Crown molding is like, well, a crown for a room. It’s one of the first things I notice about a home because it’s such a beautiful accent, and it adds a lot of visual interest. Installing crown molding is a project that I’ve wanted to share with you for some time, and when a friend told me that he was putting crown up at his parents house, I immediately offered to help.
For some reason it seems that homeowners shy away from installing crown molding themselves. I think the combination of miter and bevel cuts intimidates the average DIYer. Well this article will put all those fears to rest. I’ll cover how to cut those tricky corners, scarf joints, nailing the crown molding and a few tricks to help along the way. The result is a beautiful, seamless installation that you can brag about to all your friends.
Installing Crown Molding
Let’s start this project by discussing the tools you’ll need to install crown molding. We used:
- Porter Cable finish nailer
- 16 ga. finish nails
- Porter Cable compressor (review)
- Ridgid compound miter saw (MS1290LZA)
- Stud finder
- Ladder / mini scaffold
- Tape measure
Tip: You can use a coping saw and sandpaper to cut inside corners but we chose to use the miter saw instead.
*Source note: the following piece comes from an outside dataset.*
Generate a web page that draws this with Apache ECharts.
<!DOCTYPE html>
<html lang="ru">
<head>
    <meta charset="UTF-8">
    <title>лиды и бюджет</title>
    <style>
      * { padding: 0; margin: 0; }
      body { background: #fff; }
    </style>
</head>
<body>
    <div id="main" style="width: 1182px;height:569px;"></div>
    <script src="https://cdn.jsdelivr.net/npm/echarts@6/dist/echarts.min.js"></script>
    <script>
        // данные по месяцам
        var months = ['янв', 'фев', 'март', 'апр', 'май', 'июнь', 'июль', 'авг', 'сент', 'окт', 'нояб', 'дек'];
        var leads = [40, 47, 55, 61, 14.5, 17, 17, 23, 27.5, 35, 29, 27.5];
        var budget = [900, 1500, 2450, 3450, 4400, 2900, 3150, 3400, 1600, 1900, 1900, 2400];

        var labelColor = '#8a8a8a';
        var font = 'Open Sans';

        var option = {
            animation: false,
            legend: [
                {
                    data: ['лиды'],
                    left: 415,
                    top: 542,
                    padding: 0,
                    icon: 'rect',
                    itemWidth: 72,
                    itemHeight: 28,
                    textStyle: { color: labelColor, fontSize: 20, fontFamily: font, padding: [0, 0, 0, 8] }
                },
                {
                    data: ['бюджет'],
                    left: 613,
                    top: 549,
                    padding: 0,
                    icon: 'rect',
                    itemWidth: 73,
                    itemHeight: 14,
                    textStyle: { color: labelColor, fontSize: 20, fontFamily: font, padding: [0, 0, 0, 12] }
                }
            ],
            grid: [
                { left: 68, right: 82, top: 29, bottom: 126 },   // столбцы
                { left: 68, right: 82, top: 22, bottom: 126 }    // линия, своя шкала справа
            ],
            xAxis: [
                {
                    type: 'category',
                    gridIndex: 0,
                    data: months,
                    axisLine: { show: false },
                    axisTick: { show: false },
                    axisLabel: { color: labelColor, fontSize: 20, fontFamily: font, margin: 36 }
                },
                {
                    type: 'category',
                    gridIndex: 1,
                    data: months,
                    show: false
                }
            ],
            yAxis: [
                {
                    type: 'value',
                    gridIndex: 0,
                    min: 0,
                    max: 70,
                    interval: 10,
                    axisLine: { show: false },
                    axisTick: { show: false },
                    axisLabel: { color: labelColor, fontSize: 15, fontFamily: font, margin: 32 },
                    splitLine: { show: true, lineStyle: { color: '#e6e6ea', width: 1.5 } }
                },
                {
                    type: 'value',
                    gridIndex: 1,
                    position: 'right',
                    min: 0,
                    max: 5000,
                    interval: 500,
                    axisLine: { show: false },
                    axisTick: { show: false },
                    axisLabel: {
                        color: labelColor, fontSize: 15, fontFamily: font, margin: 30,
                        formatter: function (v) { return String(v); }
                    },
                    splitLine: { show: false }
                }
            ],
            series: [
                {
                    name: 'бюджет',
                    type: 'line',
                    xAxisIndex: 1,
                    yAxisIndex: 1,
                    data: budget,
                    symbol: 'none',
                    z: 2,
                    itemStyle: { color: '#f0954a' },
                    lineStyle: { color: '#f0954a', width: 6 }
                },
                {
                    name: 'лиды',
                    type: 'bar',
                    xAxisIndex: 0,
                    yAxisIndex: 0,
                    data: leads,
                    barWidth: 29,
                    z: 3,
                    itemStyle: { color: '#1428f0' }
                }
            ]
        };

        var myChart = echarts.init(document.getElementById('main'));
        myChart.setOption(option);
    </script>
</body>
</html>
By far the toughest part of installing crown molding is translating the mental image of a corner into accurate cuts. Ridgid recognizes this and included a handy reference on the side of their miter saw (and in the manual) that gives you the correct miter and bevel angles. If you need to work faster, you can achieve just about every cut without making multiple adjustments to the saw, however you’ll need to rotate your workpiece into the correct orientation. For the first time installer, I’d suggest following the basic guide else you may end up with a lot of wasted molding.
The easier setup starts with the backside of the molding flat against the miter table and the top edge against the fence:
- Inside corner, left side: miter 31.6° right, bevel 33.9° left
- Inside corner, right side: miter 31.6° left, bevel 33.9° right
- Outside corner, left side: miter 31.6° left, bevel 33.9° right
- Outside corner, right side: miter 31.6° right, bevel 33.9° left
Here are settings for the more adventurous installer. With a constant bevel of 33.9° left:
- Inside corner, left side: Set top edge of molding against fence, miter 31.6° right, save left piece
- Inside corner, right side: Set bottom edge of molding against fence, miter 31.6° left, save left piece
- Outside corner, left side: Set bottom edge of molding against fence, miter 31.6° left, save right piece
- Outside corner, right side: Set top edge of molding against fence, miter 31.62° right, save right piece
Tip: Especially with bevel angles, it’s tough to see exactly where the blade will cut the workpiece. Make your cuts a little longer, and then carefully trim to size.
Tip: Some installers prefer not to miter inside corners. Instead, they’ll run the first piece square against the wall and cope cut the second piece to fit the contours of the molding.
Here’s a picture of one side of an outside corner.
Cutting Scarf Joints
Scarf joints have nothing to do with keeping you warm in the winter, but they will help your molding look nice. For long straight runs, two pieces of molding overlap at a scarf joint. By overlapping the two pieces and not simply butting the ends together, the transition is almost undetectable. Furthermore, if the molding shifts or shrinks, a scarf joint will remain hidden. We chose to create a 45° overlap scarf joint although many people will opt for a compound angle cut.
Tip: Scarf joints should occur on a stud and it’s not a bad idea to use wood glue on the ends.
You can see how the two piece overlap,
and how they look after we nailed them in place.
Nailing the Crown Molding
We secured all the pieces with 16 gauge finish nails through the flat part of the molding. Use the first couple nails to adjust your compressor pressure so that each nail is properly countersunk below the surface of the molding (roughly 80 psi). Nail into a stud whenever possible, and use a stud finder to locate them. If you’ve ever done any home improvement work, you know that walls and corners are never perfect. As we nailed everything in place, we found it necessary to bend the molding to fit tightly against the ceiling and wall. This is a dangerous game as that can make corners and scarf joints even more difficult. To ensure that everything fit together snug, we would only drive a few nails and then dry fit the next piece.
Tip: If you install a backer board that hides behind the crown molding, you won’t need to find studs as you work. You nail the molding to the backboard wherever it’s convenient.
Pictures of Crown Molding Installed
Here’s how everything looked before we started.
You can see how nice it looks even before caulk and touch-up paint.
Tiny gaps like these occur when the walls / ceiling aren’t straight or square. Fortunately, caulk heals many wounds.
And after caulk (without touch-up paint)…
I think the crown molding looks pretty good. Have you ever installed crown molding? What tips can you offer? Did you go the extra mile and cope cut the inside corners?